Monday, May 30, 2011

This Lawn is your Lawn

Happy Memorial Day!! Starting since 8:00am this morning, I have heard nothing but the buzzing of lawn mowers from outside my window. It's a beautiful day, so obviously everyone is outside working on their lawns. But my question is, why? What is it about people's front lawns that they find so important?
This reminds me of the book we are reading in class called The Kentucky Cycle. The book is a series of plays taking place over a hundred years on the same piece of land in Kentucky. A reoccurring theme throughout the book is the importance of land, and the impact that is has over the people that live on it. The land means everything to the characters in the book. Blood is commonly shed over it, people fight about it, marriages are ruined over it. But once again, my question is why? Why is the land so important to the characters in the book?
The first answer that pops into my mind is a status symbol. People feel that the better their front lawn looks, or the more land they own, the higher in social class they will become. This would explain why in The Kentucky Cycle, the characters fight over how much land they have, and why in modern society people are always working to improve their front lawns, or backyards. Also, even more than a hundred years ago, people have felt that the land they own reflects on them. If the land is well kept, and sprawling, it reflects well on them, but if it is overgrown, and small in size, it reflects poorly.
I wonder when this idea started.
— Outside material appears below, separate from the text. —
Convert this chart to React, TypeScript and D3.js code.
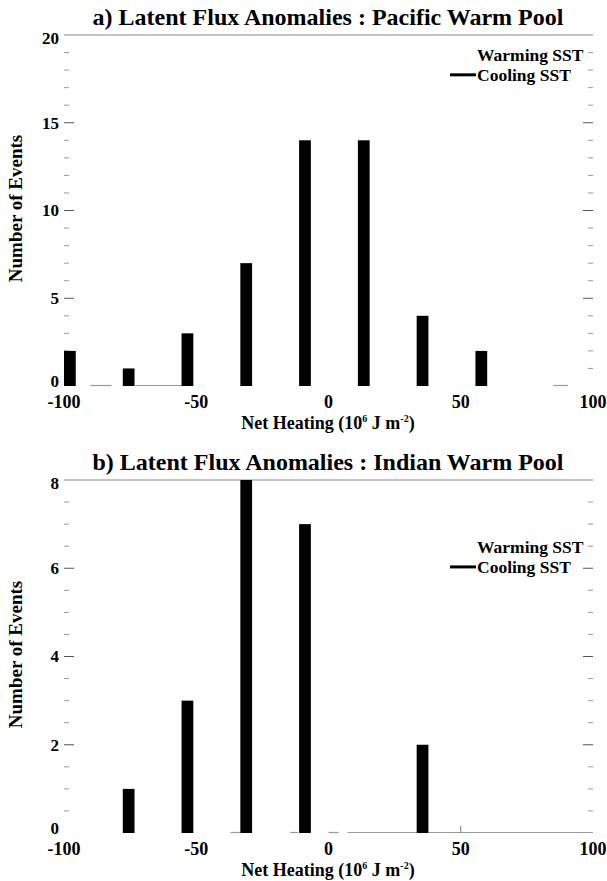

When did people begin to feel that the property they own reflects who they are as a person?
I am definitely not an expert on this subject, but I know that Remy wrote her Junior Theme on a topic just like this, so if you are interested, check out her blog!

1 comment:

  1. Kristen-
    I noticed this too, everybody is outside mowing their lawns today! When I think about land in The Kentucky Cycle, I think about it not only as a status symbol but also as a way to make money, since most people in those days farmed. Therefore, the more land you had, the more money you could make off of it so it became a symbol of power. These days, nobody can really make that much money off of their land in the North Shore, but I think the tradition of seeing land as a status symbol has been carried into modern days through force of habit. It could possibly be compared to Tom in the Great Gatsby turning his "garages into stables", the horses have no real use just as our manicured lawns have no real use, but they are still associated with old money and power.